Removing points from your DMV record does not automatically lower your insurance premium. The violation remains visible to your carrier's underwriting system for the full lookback period — typically 3 to 5 years — and most carriers base surcharges on the violation itself, not the point count. You gain two advantages by removing points early. First, you reduce your risk of license suspension if you receive another citation before the original points would have expired naturally. Second, you create documentation that proves you completed a driver improvement course, which some carriers treat as a mitigating factor when calculating surcharges at renewal. Carriers and surcharge schedules vary by state and change periodically. Some carriers reduce the surcharge percentage by 10 to 20 percent for drivers who complete an approved course within the first policy year after a violation. Others maintain the full surcharge until the violation falls outside their lookback window, regardless of whether the DMV removed the points. You must ask your carrier whether they offer a course completion credit and what documentation they require to apply it.

When DMV Review Matters Most for License Suspension Risk

Points reduction through DMV review becomes critical when you are within 3 to 5 points of your state's suspension threshold and you receive a new citation before the oldest points expire. Completing the course and removing points from the earlier violation keeps you below the threshold, preventing a suspension that would trigger SR-22 filing requirements and mandatory reinstatement fees. If your state suspension threshold is 12 points in 12 months and you currently have 8 points from two prior speeding tickets, a new 4-point violation would trigger an automatic suspension. Removing 2 to 4 points from the earlier tickets through DMV review keeps your total below 12 points, avoiding the suspension and the SR-22 filing period that follows reinstatement in most states. This matters because a points-triggered suspension converts a rate increase problem into a compliance problem. Once you file SR-22, you move into the non-standard insurance market for the required filing period — typically 3 years — and your premiums increase an additional 30 to 80 percent beyond the violation surcharge alone. Preventing the suspension by removing points early keeps you in the standard market and eligible for preferred or standard carrier quotes.

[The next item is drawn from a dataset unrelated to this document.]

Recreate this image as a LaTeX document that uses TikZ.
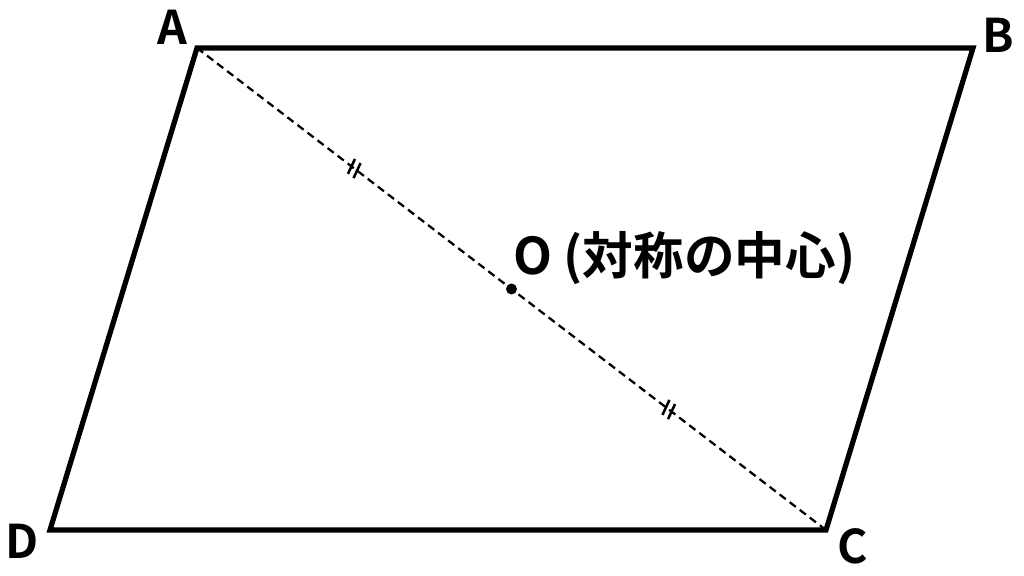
\documentclass[tikz,border=0pt]{standalone}
\usepackage{fontspec}
\setmainfont{Noto Sans CJK JP}[BoldFont={Noto Sans CJK JP Bold}]
\usetikzlibrary{calc}

\tikzset{
  side/.style = {line width=3.7pt, line join=miter},
  diag/.style = {line width=1.6pt, dash pattern=on 5.5pt off 3.5pt},
  tick/.style = {line width=1.8pt},
  vlabel/.style = {anchor=base, inner sep=0pt, font=\fontsize{33}{36}\selectfont\bfseries}
}

\begin{document}
\begin{tikzpicture}[x=0.025cm, y=-0.025cm]

\useasboundingbox (0,0) rectangle (1024,576);

\coordinate (A) at (197,48);
\coordinate (B) at (973,48);
\coordinate (C) at (826,530);
\coordinate (D) at (50,530);
\coordinate (O) at ($(A)!0.5!(C)$);

\draw [diag] (A) -- (C);
\draw [side] (A) -- (B) -- (C) -- (D) -- cycle;
\fill (O) circle (5.5);

\coordinate (t1) at ($(A)!0.25!(C)$);
\coordinate (t2) at ($(A)!0.75!(C)$);
\foreach \t in {t1,t2} {
  \foreach \s in {-1,1} {\draw [tick] ([shift={(\s*2.8,\s*2.1)}]\t) ++(-3.5,7.5) -- ++(7,-15);}
}

\node [vlabel] (labA) at (172,45) {A};
\node [vlabel] (labB) at (998,53) {B};
\node [vlabel] (labC) at (853,563) {C};
\node [vlabel] (labD) at (22,558) {D};
\node [vlabel, anchor=base west, font=\fontsize{36}{40}\selectfont\bfseries] (labO) at (513,275) {O (対称の中心)};

\end{tikzpicture}
\end{document}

What the DMV Review Process Cannot Do

DMV review does not remove the violation from your driving record or prevent your insurance carrier from seeing it. The citation remains on your record as a conviction — the DMV simply zeroes out the point value assigned to that specific violation. You cannot use DMV review to remove points from excluded violations like reckless driving, DUI, or hit-and-run citations. You cannot petition for review after the course completion deadline passes, even if you enrolled in the course before the deadline but finished late. You cannot stack multiple course completions within the same lookback period to remove points from multiple violations. The DMV does not notify your insurance carrier when you complete a course or when points are removed. You must obtain an updated copy of your driving record from the DMV and submit it to your carrier with a written request for surcharge review. If you do not request the review, the carrier continues applying the original surcharge through the end of the policy term.